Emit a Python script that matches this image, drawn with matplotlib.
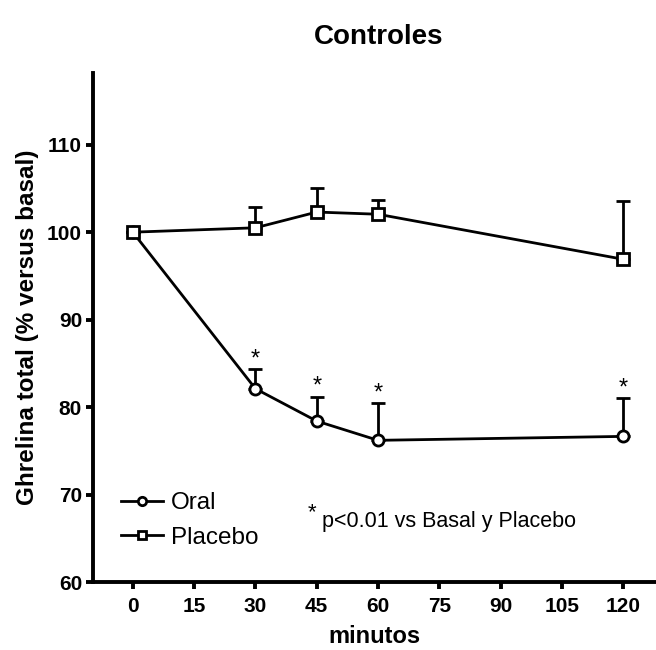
import matplotlib
matplotlib.use("Agg")
import matplotlib.pyplot as plt
from matplotlib.lines import Line2D

plt.rcParams["font.family"] = ["Liberation Sans", "DejaVu Sans"]

# data (mean + upper SEM)
minutes = [0, 30, 45, 60, 120]
oral_mean = [100.0, 82.1, 78.4, 76.2, 76.65]
oral_sem = [0.0, 2.2, 2.8, 4.3, 4.35]
placebo_mean = [100.0, 100.5, 102.3, 102.05, 96.9]
placebo_sem = [0.0, 2.4, 2.8, 1.65, 6.7]
oral_sig = [False, True, True, True, True]
xticks = [0, 15, 30, 45, 60, 75, 90, 105, 120]
yticks = [60, 70, 80, 90, 100, 110]

fig = plt.figure(figsize=(6.56, 6.5), dpi=100)
ax = fig.add_axes([0.142, 0.1046, 0.858, 0.7831])

style = dict(color="black", lw=2.0, mfc="white", mec="black", mew=2.0)
handles = []
for mean, sem, mk, lab in [(oral_mean, oral_sem, "o", "Oral"),
                           (placebo_mean, placebo_sem, "s", "Placebo")]:
    ax.errorbar(minutes, mean, yerr=[[0] * len(sem), sem], marker=mk, ms=8, elinewidth=2.0,
                capsize=5, capthick=2.6, clip_on=False, **style)
    handles.append(Line2D([], [], marker=mk, ms=6, label=lab, **style))

for x, m, s, sig in zip(minutes, oral_mean, oral_sem, oral_sig):  # significance stars
    if sig:
        ax.annotate("*", (x, m + s), xytext=(0, -1), textcoords="offset points",
                    ha="center", va="bottom", fontsize=17)

ax.set_xlim(-9.7, 128)
ax.set_ylim(60, 118.2)
ax.set_xticks(xticks)
ax.set_yticks(yticks)
ax.spines["top"].set_visible(False)
ax.spines["right"].set_visible(False)
for sp in ("left", "bottom"):
    ax.spines[sp].set_linewidth(2.8)
ax.tick_params(width=2.8, length=5, labelsize=15, pad=6)
ax.tick_params(axis="y", pad=3)
for t in ax.get_xticklabels() + ax.get_yticklabels():
    t.set_fontweight("bold")

ax.set_xlabel("minutos", fontsize=17, fontweight="bold", labelpad=6)
ax.set_ylabel("Ghrelina total (% versus basal)", fontsize=17.5, fontweight="bold", labelpad=6)
fig.text(0.577, 0.943, "Controles", ha="center", va="center", fontsize=20, fontweight="bold")

ax.legend(handles=handles, loc="center left", bbox_to_anchor=(0.023, 0.121), frameon=False,
          fontsize=17.5, handlelength=1.75, handletextpad=0.33, labelspacing=0.5,
          borderaxespad=0.3, borderpad=0.3)
ax.text(43.9, 67.9, "*", fontsize=16, ha="center", va="center")
ax.text(46.3, 66.9, "p<0.01 vs Basal y Placebo", fontsize=15.5, ha="left", va="center")

fig.savefig("out.png", dpi=100)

**Task to complete**
Check each line of the listing above for the string "matplotlib", then report only how many lines have it.

**Answer for this exercise**
5